* START *

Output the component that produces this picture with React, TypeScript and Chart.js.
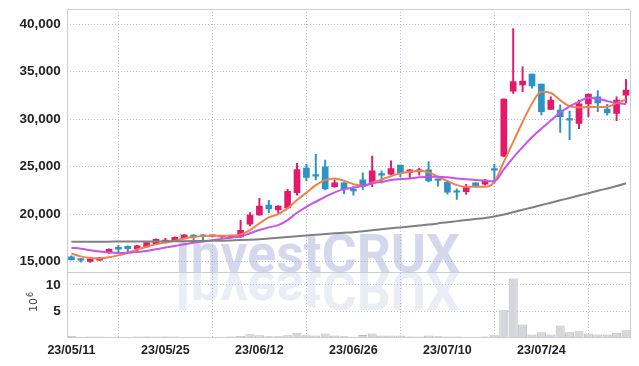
import React, { useEffect, useRef } from "react";
import { Chart, registerables } from "chart.js";

Chart.register(...registerables);

const dates = [
  "23/05/11", "23/05/12", "23/05/15", "23/05/16", "23/05/17", "23/05/18", "23/05/19", "23/05/22", "23/05/23", "23/05/24",
  "23/05/25", "23/05/26", "23/05/30", "23/05/31", "23/06/01", "23/06/02", "23/06/05", "23/06/07", "23/06/08", "23/06/09",
  "23/06/12", "23/06/13", "23/06/14", "23/06/15", "23/06/16", "23/06/19", "23/06/20", "23/06/21", "23/06/22", "23/06/23",
  "23/06/26", "23/06/27", "23/06/28", "23/06/29", "23/06/30", "23/07/03", "23/07/04", "23/07/05", "23/07/06", "23/07/07",
  "23/07/10", "23/07/11", "23/07/12", "23/07/13", "23/07/14", "23/07/17", "23/07/18", "23/07/19", "23/07/20", "23/07/21",
  "23/07/24", "23/07/25", "23/07/26", "23/07/27", "23/07/28", "23/07/31", "23/08/01", "23/08/02", "23/08/03", "23/08/04",
];

const openP = [
  15500, 15250, 15020, 15150, 15950, 16500, 16600, 16350, 16550, 16850,
  17100, 17200, 17450, 17800, 17750, 17650, 17600, 17550, 17600, 18950,
  19900, 20950, 20450, 20650, 22250, 24850, 24080, 24980, 22900, 23300,
  22550, 23600, 23250, 24250, 24200, 25150, 24400, 24500, 24650, 23700,
  23350, 22420, 22350, 23300, 23150, 24770, 26100, 32950, 33600, 34750,
  33700, 31030, 30950, 30050, 29550, 31600, 32350, 31050, 30600, 32530,
];
const highP = [
  15600, 15300, 15280, 15450, 16350, 16700, 16650, 16700, 17050, 17400,
  17450, 17600, 17850, 17850, 17850, 17800, 17750, 17700, 19350, 20150,
  21650, 21450, 20900, 22600, 25350, 25250, 26300, 25700, 23600, 23300,
  22900, 24350, 26100, 24550, 25600, 25150, 24700, 24850, 25500, 23700,
  23550, 22650, 23130, 23300, 23650, 25250, 32150, 39550, 35500, 34750,
  33700, 32350, 31500, 30850, 32000, 32650, 33000, 31550, 32350, 34200,
];
const lowP = [
  15150, 14950, 14900, 15100, 15850, 16050, 16050, 16150, 16500, 16800,
  16950, 17150, 17400, 17250, 17300, 17600, 17550, 17500, 17550, 18750,
  19850, 20150, 20000, 20600, 22000, 23500, 23600, 22550, 22800, 22150,
  22000, 22600, 22900, 23250, 24150, 23950, 23760, 24100, 23400, 22950,
  22100, 21550, 22080, 22850, 23050, 23250, 26050, 32700, 32900, 33250,
  30450, 31000, 28600, 27850, 29000, 30250, 30780, 30430, 29830, 31700,
];
const closeP = [
  15200, 15150, 15250, 15400, 16300, 16300, 16350, 16650, 17000, 17350,
  17250, 17550, 17800, 17600, 17650, 17750, 17700, 17650, 18300, 19900,
  20850, 20550, 20850, 22400, 24700, 23850, 24000, 22650, 23300, 22650,
  22450, 22900, 24550, 24100, 24800, 24300, 24650, 24650, 23500, 23550,
  22300, 22300, 22800, 22900, 23580, 24630, 32100, 33950, 34000, 33500,
  30800, 32000, 30250, 29900, 31600, 32650, 31700, 30650, 32000, 33050,
];

// volume in millions of shares
const volume = [
  0.3, 0.1, 0.2, 0.2, 0.05, 0.05, 0.05, 0.2, 0.2, 0.2,
  0.2, 0.2, 0.05, 0.05, 0.05, 0.05, 0.1, 0.2, 0.3, 0.65,
  0.45, 0.25, 0.25, 0.45, 0.9, 0.45, 0.4, 0.8, 0.4, 0.25,
  0.15, 0.5, 0.8, 0.4, 0.4, 0.4, 0.2, 0.2, 0.4, 0.25,
  0.2, 0.2, 0.05, 0.1, 0.2, 0.45, 5.2, 11.2, 2.5, 0.6,
  1.0, 0.6, 2.3, 1.0, 1.2, 0.8, 0.6, 0.6, 0.9, 1.4,
];

const ma5 = [
  15850, 15550, 15380, 15330, 15450, 15650, 15930, 16280, 16560, 16810,
  17020, 17190, 17440, 17580, 17680, 17720, 17720, 17740, 17860, 18320,
  19020, 19650, 20000, 20600, 21480, 22240, 23050, 23580, 23760, 23510,
  23160, 22950, 23300, 23650, 24000, 24290, 24460, 24530, 24390, 23930,
  23480, 23050, 22880, 22880, 22880, 23400, 25500, 27600, 29700, 31650,
  32880, 32750, 32000, 31370, 31240, 31270, 31270, 31300, 31690, 32080,
];
const ma20 = [
  16450, 16350, 16200, 16050, 15950, 15900, 15920, 16000, 16120, 16300,
  16480, 16650, 16820, 16980, 17100, 17250, 17400, 17520, 17650, 17980,
  18320, 18600, 18840, 19370, 20140, 20770, 21300, 21820, 22290, 22630,
  22770, 22980, 23230, 23400, 23580, 23690, 23760, 23870, 23930, 23930,
  23870, 23760, 23660, 23580, 23510, 23450, 24700, 25950, 27050, 28100,
  29000, 29850, 30700, 31350, 31850, 32250, 32150, 31900, 31700, 31600,
];
const ma60 = [
  17080, 17085, 17090, 17095, 17100, 17105, 17110, 17115, 17120, 17125,
  17130, 17140, 17150, 17160, 17170, 17185, 17200, 17230, 17260, 17300,
  17350, 17420, 17500, 17580, 17660, 17740, 17820, 17900, 17980, 18040,
  18100, 18200, 18300, 18400, 18500, 18600, 18700, 18800, 18900, 19020,
  19150, 19260, 19370, 19480, 19600, 19750, 19950, 20200, 20450, 20700,
  20950, 21200, 21450, 21700, 21950, 22200, 22450, 22700, 22950, 23250,
];

const priceTicks = [15000, 20000, 25000, 30000, 35000, 40000];
const volumeTicks = [5, 10];
const labelEvery = 10;

const UP = "#e5196b";
const DOWN = "#2b93c6";
const GRID = "rgba(165,168,210,0.75)";
const FRAME = "#cbccd6";
const FAMILY = "'Liberation Sans', Arial, sans-serif";
const Y_FONT = { family: FAMILY, size: 13.5, weight: "bold" as const };
const X_FONT = { family: FAMILY, size: 12.5, weight: "bold" as const };

const watermark = {
  id: "watermark",
  beforeDatasetsDraw(chart: any) {
    const ctx = chart.ctx;
    const text = "InvestCRUX";
    ctx.save();
    ctx.font = "bold 54px Roboto, 'DejaVu Sans', sans-serif";
    const w = ctx.measureText(text).width;
    ctx.translate(175, 272);
    ctx.scale(285 / w, 1);
    ctx.textBaseline = "alphabetic";
    ctx.fillStyle = "rgba(155,163,210,0.42)";
    ctx.fillText(text, 0, 0);
    ctx.scale(1, -1);
    ctx.fillStyle = "rgba(155,163,210,0.2)";
    ctx.fillText(text, 0, 0);
    ctx.restore();
  },
};

const frame = {
  id: "frame",
  afterDatasetsDraw(chart: any) {
    const { ctx, chartArea: a, scales } = chart;
    ctx.save();
    ctx.strokeStyle = FRAME;
    ctx.lineWidth = 1;
    ctx.strokeRect(Math.round(a.left) + 0.5, Math.round(a.top) + 0.5, Math.round(a.width) - 1, Math.round(a.height) - 1);
    const yb = Math.round(scales.y.bottom) + 0.5;
    ctx.beginPath();
    ctx.moveTo(a.left, yb);
    ctx.lineTo(a.right, yb);
    ctx.stroke();
    // volume unit label 10^6
    ctx.fillStyle = "#444";
    ctx.translate(36.5, 305);
    ctx.rotate(-Math.PI / 2);
    ctx.textBaseline = "alphabetic";
    ctx.textAlign = "center";
    ctx.font = "11px 'DejaVu Sans', sans-serif";
    ctx.fillText("10", 0, 0);
    ctx.textAlign = "left";
    ctx.font = "8px 'DejaVu Sans', sans-serif";
    ctx.fillText("6", 8, -4);
    ctx.restore();
  },
};

export default function App() {
  const ref = useRef<HTMLCanvasElement | null>(null);

  useEffect(() => {
    if (!ref.current) return;
    const colors = closeP.map((c, i) => (c >= openP[i] ? UP : DOWN));
    const lineBase = { type: "line" as const, pointRadius: 0, borderWidth: 2, fill: false, cubicInterpolationMode: "monotone" as const, yAxisID: "y", order: 0 };
    const noPadV = (s: any) => { s.width = 66.7; s.paddingTop = 0; s.paddingBottom = 0; };
    const chart = new Chart(ref.current, {
      type: "bar",
      data: {
        labels: dates,
        datasets: [
          { ...lineBase, label: "MA60", data: ma60, borderColor: "#808080" },
          { ...lineBase, label: "MA20", data: ma20, borderColor: "#c954e6" },
          { ...lineBase, label: "MA5", data: ma5, borderColor: "#f08148" },
          {
            type: "bar", label: "wick", data: lowP.map((l, i) => [l, highP[i]]) as any,
            backgroundColor: colors, barThickness: 1.3, grouped: false, yAxisID: "y", order: 2,
          },
          {
            type: "bar", label: "body", data: openP.map((o, i) => [o, closeP[i]]) as any,
            backgroundColor: colors, barThickness: 6, grouped: false, minBarLength: 1.5, yAxisID: "y", order: 1,
          },
          {
            type: "bar", label: "volume", data: volume,
            backgroundColor: "#d6d7dc", borderColor: "#b9bac2", borderWidth: 1,
            barPercentage: 0.96, categoryPercentage: 1, grouped: false, yAxisID: "yv", order: 3,
          },
        ],
      },
      options: {
        animation: false,
        responsive: false,
        maintainAspectRatio: false,
        layout: { padding: { top: 9, right: 8.3, left: 0, bottom: 0 } },
        plugins: { legend: { display: false }, tooltip: { enabled: false }, title: { display: false } },
        scales: {
          x: {
            type: "category",
            offset: true,
            grid: { color: GRID, drawTicks: false, lineWidth: 1 },
            border: { display: false, dash: [1, 2] },
            ticks: {
              autoSkip: false, maxRotation: 0, padding: 5, color: "#222", font: X_FONT,
              callback: (_v: any, i: number) => (i % labelEvery === 0 ? dates[i] : null),
            },
            afterFit: (s: any) => { s.height = 28.4; s.paddingLeft = 0; s.paddingRight = 0; },
          },
          yv: {
            type: "linear", position: "left", stack: "main", stackWeight: 65.3,
            min: 0, max: 12.4,
            grid: { color: GRID, drawTicks: false },
            border: { display: false, dash: [1, 2] },
            ticks: { padding: 6, color: "#222", font: Y_FONT },
            afterBuildTicks: (s: any) => { s.ticks = volumeTicks.map((v) => ({ value: v })); },
            afterFit: noPadV,
          },
          y: {
            type: "linear", position: "left", stack: "main", stackWeight: 263.3,
            min: 13870, max: 41600,
            grid: { color: GRID, drawTicks: false },
            border: { display: false, dash: [1, 2] },
            ticks: {
              padding: 6, color: "#222", font: Y_FONT,
              callback: (v: any) => Number(v).toLocaleString("en-US"),
            },
            afterBuildTicks: (s: any) => { s.ticks = priceTicks.map((v) => ({ value: v })); },
            afterFit: noPadV,
          },
        } as any,
      },
      plugins: [watermark, frame],
    });
    return () => chart.destroy();
  }, []);

  return (
    <div style={{ position: "absolute", left: 0, top: 0, width: 639, height: 366, background: "#fff" }}>
      <canvas ref={ref} width={639} height={366} style={{ display: "block", width: 639, height: 366 }} />
    </div>
  );
}
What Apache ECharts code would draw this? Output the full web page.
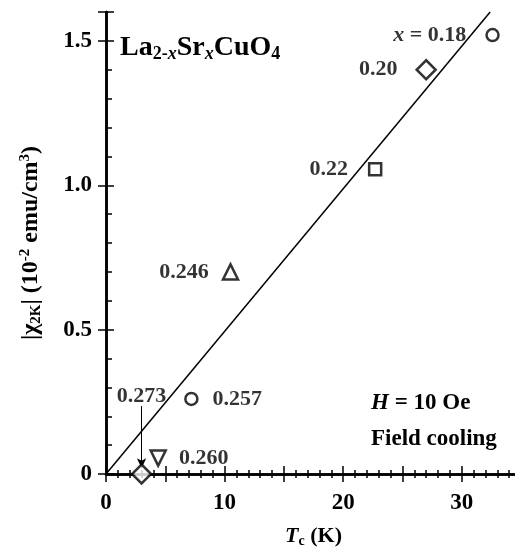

* END *

WHAT TO DO: Show all lines in the entries above where the word "Output" appears.

RESULT:
Output the component that produces this picture with React, TypeScript and Chart.js.
What Apache ECharts code would draw this? Output the full web page.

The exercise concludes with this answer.